I’m not an idiot. But when it comes to student ministry, I started out as one.
When I entered my very first fulltime student ministry position, I was dripping with naivete’ and the proverbial cape on my back and a huge “S” on the chest of my blue unitard. As it turned out, the “S” stood for “Stupid Young Youth Pastor So Gonna Burn Out If He Doesn’t Learn Stuff Quick!”
I started in fulltime ministry at a church in Winchester, VA. While I left that particular ministry nearly 13 years ago, they’re probably still recovering. I arrived in town a week after graduating from college and that new college grad smell was still fresh.
And my first flash of idiotness was summed up in these four simple words: “You bring the ice.”
My very first volunteer youth leader was an incredible man named Jerry Mounts. I’ll never forget Jerry as long as I live. Without a word, he taught me so much about effectively loving and leading students. Unfortunately most of what I learned from him wouldn’t be absorbed until years later. Don’t forget, I was the one with the answers to the questions. And when you’re fresh from college, you’re less than teachable. After all, you had just been taught everything and now it was time to execute, right?!? Or so I thought.
Jerry Mounts owned a refrigeration business. So you can guess that he owned his own ice machine. Not the kind in your fridge, but the industrial size ice maker you see in places where a lot of ice is needed.
Once I knew that Jerry had an ice machine, this became his standing assignment for all youth events: “Jerry, you bring the ice. Thanks.”
I never asked Jerry his age at that time. But if I had to guess, I’d say early to mid 40’s. He had a son in college and a daughter in high school. And here I was swooping in at the ripe old age of 21, essentially saying, “Step aside, Jerry. I’m here.”
And something else I never asked Jerry: to do anything but “bring the ice.” I completely dismissed and discounted every other aspect of Jerry’s enormous, infectious, and totally beloved personality and completely failed to leverage that for an even more fruitful ministry to teens.
Why? Because I didn’t need Jerry to do anything but bring the ice for the drinks.

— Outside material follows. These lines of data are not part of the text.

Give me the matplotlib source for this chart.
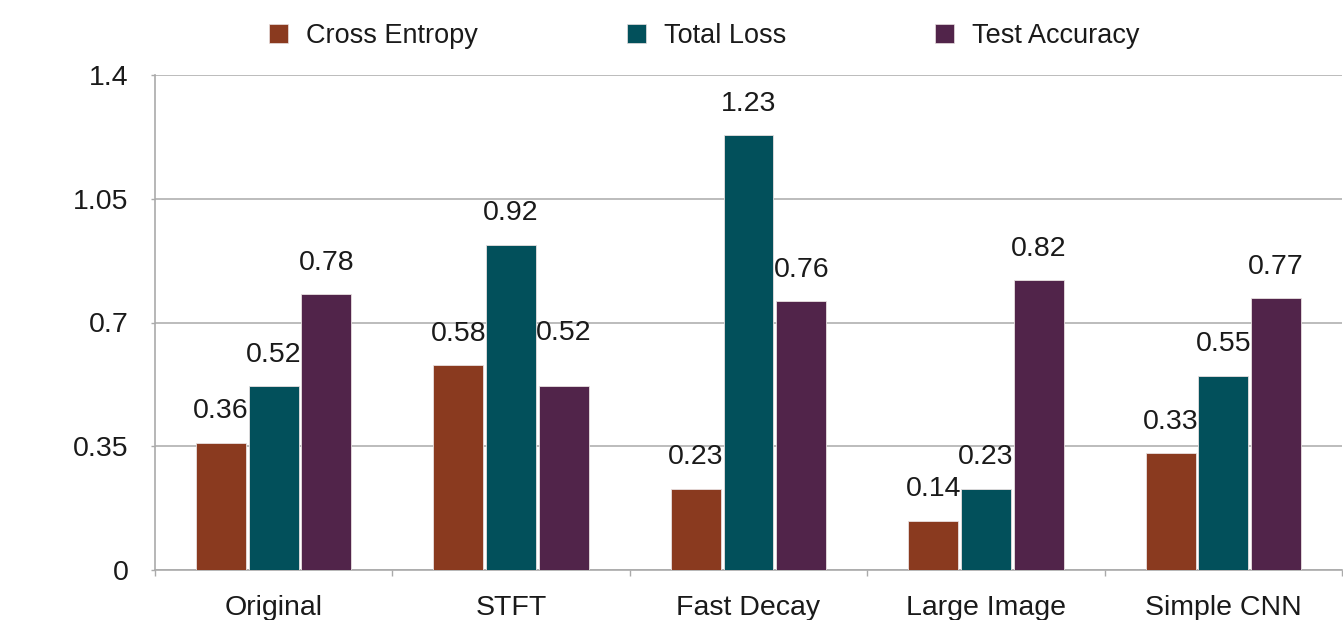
import matplotlib
matplotlib.use("Agg")
import matplotlib.pyplot as plt
import numpy as np
from matplotlib.patches import Patch

categories = ["Original", "STFT", "Fast Decay", "Large Image", "Simple CNN"]
cross_entropy = [0.36, 0.58, 0.23, 0.14, 0.33]
total_loss = [0.52, 0.92, 1.23, 0.23, 0.55]
test_accuracy = [0.78, 0.52, 0.76, 0.82, 0.77]
series_names = ["Cross Entropy", "Total Loss", "Test Accuracy"]
yticks = [0, 0.35, 0.7, 1.05, 1.4]
ytick_labels = ["0", "0.35", "0.7", "1.05", "1.4"]

colors = ["#8A3A1F", "#02505B", "#51244A"]
plt.rcParams['font.family'] = ['Liberation Sans', 'DejaVu Sans']
FS = 20.5
LEG_FS = 19.5
TXT = "#1a1a1a"

# value-label offset (points above bar top); a few labels sit higher in the original
label_offset = 22.5
label_offset_override = {(2, 1): 38}  # (series index, category index)

fig = plt.figure(figsize=(13.43, 6.2), dpi=100)
ax = fig.add_axes([155/1343, 1-570/620, (1342-155)/1343, (570-75)/620])

x = np.arange(len(categories))
width = 0.21
step = 0.222
series = [cross_entropy, total_loss, test_accuracy]
for i, (vals, name, c) in enumerate(zip(series, series_names, colors)):
    pos = x + (i - 1) * step
    bars = ax.bar(pos, vals, width, color=c, edgecolor="#e8e0e0", linewidth=0.6, zorder=3, label=name)
    for j, (b, v) in enumerate(zip(bars, vals)):
        off = label_offset_override.get((i, j), label_offset)
        ax.annotate(f"{v:.2f}", (b.get_x() + b.get_width()/2, v), xytext=(0, off),
                    textcoords="offset points", ha="center", va="center", fontsize=FS, color=TXT)

ax.set_xlim(-0.5, len(categories) - 0.5)
ax.set_ylim(0, 1.4)
ax.set_yticks(yticks)
ax.set_yticklabels(ytick_labels, fontsize=FS, color=TXT)
ax.set_xticks(x)
ax.set_xticklabels(categories, fontsize=FS, color=TXT)
ax.set_xticks(np.arange(-0.5, len(categories), 1.0), minor=True)
ax.tick_params(axis="x", which="major", length=0, pad=18)
ax.tick_params(axis="x", which="minor", length=4, color="#aaaaaa", width=1.0)
ax.tick_params(axis="y", which="major", length=3, color="#aaaaaa", width=1.0, pad=16)
ax.yaxis.grid(True, color="#b0b0b0", linewidth=1.2, zorder=0)
ax.set_axisbelow(True)
for s in ["top", "right"]:
    ax.spines[s].set_visible(False)
for s in ["left", "bottom"]:
    ax.spines[s].set_color("#aaaaaa")
    ax.spines[s].set_linewidth(1.2)

handles = [Patch(facecolor=c, edgecolor="#e8e0e0", linewidth=0.5) for c in colors]
fig.legend(handles, series_names, loc="center", bbox_to_anchor=(704/1343, 1-36/620), ncol=3,
           frameon=False, fontsize=LEG_FS, handlelength=0.72, handleheight=0.72, handletextpad=0.65,
           columnspacing=5.5, labelcolor=TXT, borderpad=0.2)

fig.savefig("out.png", dpi=100)
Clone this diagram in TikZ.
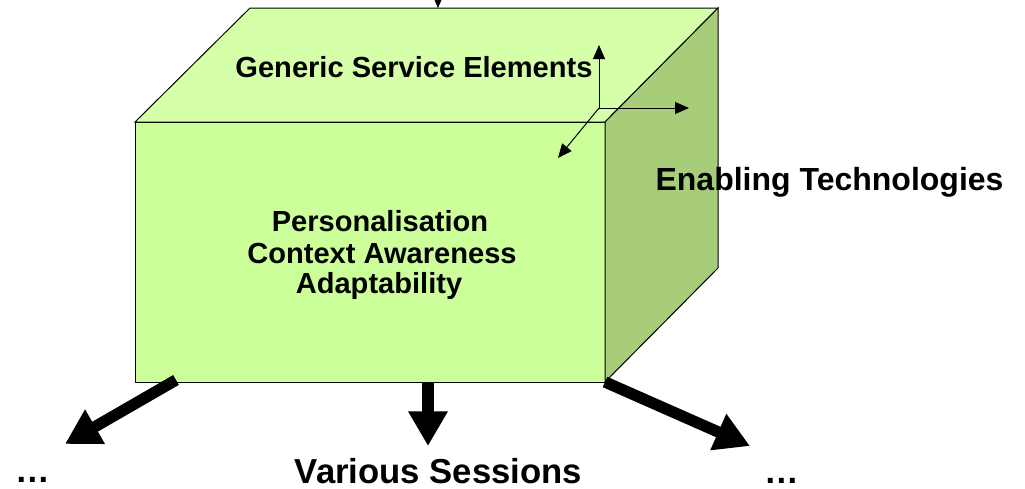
\documentclass[tikz,border=0pt]{standalone}
\usepackage{fontspec}
\setmainfont{Liberation Sans}
\usetikzlibrary{arrows.meta}
\definecolor{frontgreen}{RGB}{204,255,153}
\definecolor{topgreen}{RGB}{214,255,170}
\definecolor{sidegreen}{RGB}{168,205,122}
\tikzset{
  facetext/.style={font=\bfseries\fontsize{21.8}{24}\selectfont, anchor=base, inner sep=0pt},
  sidetext/.style={font=\bfseries\fontsize{24}{26}\selectfont, anchor=base, inner sep=0pt},
  floortext/.style={font=\bfseries\fontsize{26}{28}\selectfont, anchor=base, inner sep=0pt},
  axis/.style={-{Triangle[length=10.5pt,width=9pt]}, line width=0.75pt},
  session/.style={-{Triangle[length=26pt,width=28pt]}, line width=8.5pt},
}
\begin{document}
\begin{tikzpicture}[x=0.75pt,y=-0.75pt]
  \useasboundingbox (0,0) rectangle (1025,489);
  % Corners of the box
  \coordinate (ftl) at (135,122);
  \coordinate (ftr) at (605,122);
  \coordinate (fbl) at (135,382);
  \coordinate (fbr) at (605,382);
  \coordinate (btl) at (250,8);
  \coordinate (btr) at (718,8);
  \coordinate (bbr) at (718,268);
  % Faces
  \filldraw[fill=frontgreen, line width=0.75pt] (ftl) rectangle (fbr);
  \filldraw[fill=topgreen, line width=0.75pt] (ftl) -- (btl) -- (btr) -- (ftr) -- cycle;
  \filldraw[fill=sidegreen, line width=0.75pt] (ftr) -- (btr) -- (bbr) -- (fbr) -- cycle;
  % Input from above
  \coordinate (feed) at (438,-40);
  \coordinate (feedtip) at (438,8);
  \draw[axis] (feed) -- (feedtip);
  % Small axes
  \coordinate (orig) at (599,108);
  \coordinate (up) at (599,45);
  \coordinate (right) at (689,108);
  \coordinate (depth) at (558,158);
  \draw[axis] (orig) -- (up);
  \draw[axis] (orig) -- (right);
  \draw[axis] (orig) -- (depth);
  % Texts
  \node[facetext] (generic) at (414,77) {Generic Service Elements};
  \node[facetext] (pers) at (380,231) {Personalisation};
  \node[facetext] (ctx) at (382,263) {Context Awareness};
  \node[facetext] (adapt) at (379,293) {Adaptability};
  \node[sidetext] (enabling) at (829.5,190) {Enabling Technologies};
  % Sessions
  \coordinate (outl) at (176,380);
  \coordinate (outm) at (428,383);
  \coordinate (tipl) at (65,444);
  \coordinate (tipm) at (428,446);
  \coordinate (tipr) at (750,446);
  \draw[session] (outl) -- (tipl);
  \draw[session] (outm) -- (tipm);
  \draw[session] (fbr) -- (tipr);
  \node[floortext] (various) at (438.5,483) {Various Sessions};
  \node[floortext] (dotsl) at (32.5,482) {…};
  \node[floortext] (dotsr) at (781.5,483) {…};
\end{tikzpicture}
\end{document}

There’s an insane part of Jesus’ earthly ministry that just blows me away everytime I read it. It’s found in Luke 10. Jesus is well into his 3 years of public ministry. He has spent the majority of His time developing His disciples. In essence, He was cloning Himself in those around Him. There were 70 sent out–35 pairs of little Jesuses going out and doing what Jesus did: healing, touching, teaching, raising, casting out demons, and all the things that Jesus Himself was doing. Jesus didn’t tell the 70, “Just get out there and kill time til I get there to help these people.” He didn’t say, “You can’t do what I know how to do. So just entertain the crowd until I show up.” And He definitely didn’t tell anybody, “You bring the ice.”
As a ministry leader and influencer, one of my greatest successes is realized when I see the ministry I lead happen without me. And I’ve long since given up the egotistical notion that nobody can do it like I can. The funny thing is, that’s true. Nobody can do it like me. The egotistical part comes in when I actually think that’s a bad thing.
So, my ministry these days is primarily wrapped up in my interaction with adult leaders and student leaders. It’s not that I don’t care about every student. It’s that I care about every student so much, I’m willing to admit (not hard anymore) that I can’t possibly effectively minister to that many students.